WHAT IS REQUIRED: Restate the full listing word for word and leave the pictures out.

RAW DATA:
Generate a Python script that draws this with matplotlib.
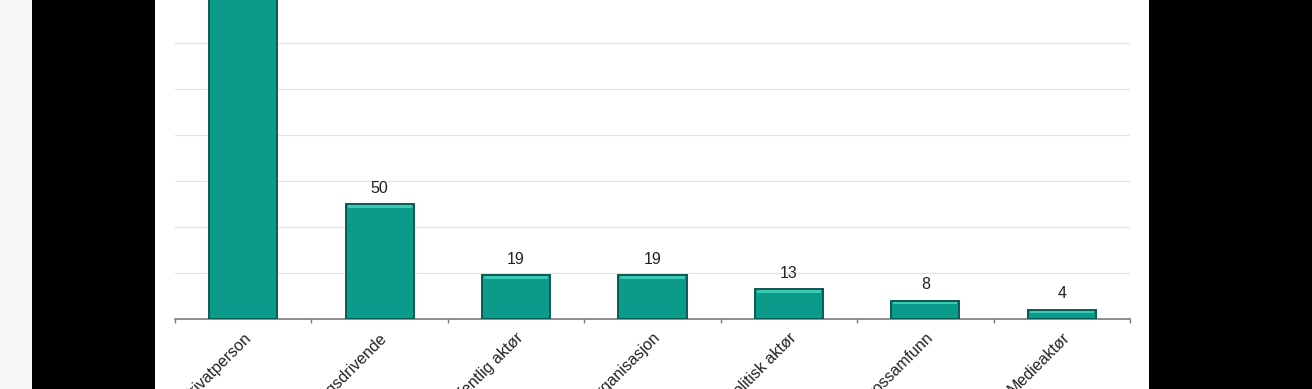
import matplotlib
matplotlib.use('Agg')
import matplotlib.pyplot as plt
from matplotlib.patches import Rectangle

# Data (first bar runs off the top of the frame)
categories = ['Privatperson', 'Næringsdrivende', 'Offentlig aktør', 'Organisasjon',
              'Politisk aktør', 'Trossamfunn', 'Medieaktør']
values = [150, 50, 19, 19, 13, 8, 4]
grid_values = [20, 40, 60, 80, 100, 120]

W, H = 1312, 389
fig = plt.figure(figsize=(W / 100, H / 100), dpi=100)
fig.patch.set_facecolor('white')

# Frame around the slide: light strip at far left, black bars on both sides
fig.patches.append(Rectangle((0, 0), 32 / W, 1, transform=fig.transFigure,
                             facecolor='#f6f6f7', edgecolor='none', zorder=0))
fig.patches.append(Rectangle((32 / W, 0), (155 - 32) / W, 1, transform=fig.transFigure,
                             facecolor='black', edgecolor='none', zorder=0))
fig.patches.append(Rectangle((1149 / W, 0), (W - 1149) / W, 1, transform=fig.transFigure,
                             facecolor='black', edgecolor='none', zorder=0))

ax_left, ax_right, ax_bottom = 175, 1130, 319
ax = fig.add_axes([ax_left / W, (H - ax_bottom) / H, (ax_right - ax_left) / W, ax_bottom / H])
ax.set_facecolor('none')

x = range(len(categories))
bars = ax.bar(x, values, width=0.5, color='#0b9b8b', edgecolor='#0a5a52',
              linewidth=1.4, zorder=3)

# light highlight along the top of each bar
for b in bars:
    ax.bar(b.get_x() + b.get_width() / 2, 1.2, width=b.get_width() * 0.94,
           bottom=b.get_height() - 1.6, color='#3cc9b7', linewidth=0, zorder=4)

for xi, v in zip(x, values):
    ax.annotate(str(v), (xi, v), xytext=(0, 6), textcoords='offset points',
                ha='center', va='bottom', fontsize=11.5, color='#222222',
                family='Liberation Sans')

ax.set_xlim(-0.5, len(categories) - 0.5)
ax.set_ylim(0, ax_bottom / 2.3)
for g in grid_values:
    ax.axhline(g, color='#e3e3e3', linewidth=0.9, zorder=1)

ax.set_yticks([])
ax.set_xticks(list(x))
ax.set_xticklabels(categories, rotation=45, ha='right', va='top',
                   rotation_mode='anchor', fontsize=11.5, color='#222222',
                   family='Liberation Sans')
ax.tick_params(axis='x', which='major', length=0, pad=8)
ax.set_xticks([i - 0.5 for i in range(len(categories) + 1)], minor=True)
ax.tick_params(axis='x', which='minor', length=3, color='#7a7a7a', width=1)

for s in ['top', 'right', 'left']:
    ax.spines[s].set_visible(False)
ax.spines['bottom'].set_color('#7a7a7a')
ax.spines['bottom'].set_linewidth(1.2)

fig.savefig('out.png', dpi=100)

EXERCISE RESULT:
Generate a Python script that draws this with matplotlib.
import matplotlib
matplotlib.use('Agg')
import matplotlib.pyplot as plt
from matplotlib.patches import Rectangle

# Data (first bar runs off the top of the frame)
categories = ['Privatperson', 'Næringsdrivende', 'Offentlig aktør', 'Organisasjon',
              'Politisk aktør', 'Trossamfunn', 'Medieaktør']
values = [150, 50, 19, 19, 13, 8, 4]
grid_values = [20, 40, 60, 80, 100, 120]

W, H = 1312, 389
fig = plt.figure(figsize=(W / 100, H / 100), dpi=100)
fig.patch.set_facecolor('white')

# Frame around the slide: light strip at far left, black bars on both sides
fig.patches.append(Rectangle((0, 0), 32 / W, 1, transform=fig.transFigure,
                             facecolor='#f6f6f7', edgecolor='none', zorder=0))
fig.patches.append(Rectangle((32 / W, 0), (155 - 32) / W, 1, transform=fig.transFigure,
                             facecolor='black', edgecolor='none', zorder=0))
fig.patches.append(Rectangle((1149 / W, 0), (W - 1149) / W, 1, transform=fig.transFigure,
                             facecolor='black', edgecolor='none', zorder=0))

ax_left, ax_right, ax_bottom = 175, 1130, 319
ax = fig.add_axes([ax_left / W, (H - ax_bottom) / H, (ax_right - ax_left) / W, ax_bottom / H])
ax.set_facecolor('none')

x = range(len(categories))
bars = ax.bar(x, values, width=0.5, color='#0b9b8b', edgecolor='#0a5a52',
              linewidth=1.4, zorder=3)

# light highlight along the top of each bar
for b in bars:
    ax.bar(b.get_x() + b.get_width() / 2, 1.2, width=b.get_width() * 0.94,
           bottom=b.get_height() - 1.6, color='#3cc9b7', linewidth=0, zorder=4)

for xi, v in zip(x, values):
    ax.annotate(str(v), (xi, v), xytext=(0, 6), textcoords='offset points',
                ha='center', va='bottom', fontsize=11.5, color='#222222',
                family='Liberation Sans')

ax.set_xlim(-0.5, len(categories) - 0.5)
ax.set_ylim(0, ax_bottom / 2.3)
for g in grid_values:
    ax.axhline(g, color='#e3e3e3', linewidth=0.9, zorder=1)

ax.set_yticks([])
ax.set_xticks(list(x))
ax.set_xticklabels(categories, rotation=45, ha='right', va='top',
                   rotation_mode='anchor', fontsize=11.5, color='#222222',
                   family='Liberation Sans')
ax.tick_params(axis='x', which='major', length=0, pad=8)
ax.set_xticks([i - 0.5 for i in range(len(categories) + 1)], minor=True)
ax.tick_params(axis='x', which='minor', length=3, color='#7a7a7a', width=1)

for s in ['top', 'right', 'left']:
    ax.spines[s].set_visible(False)
ax.spines['bottom'].set_color('#7a7a7a')
ax.spines['bottom'].set_linewidth(1.2)

fig.savefig('out.png', dpi=100)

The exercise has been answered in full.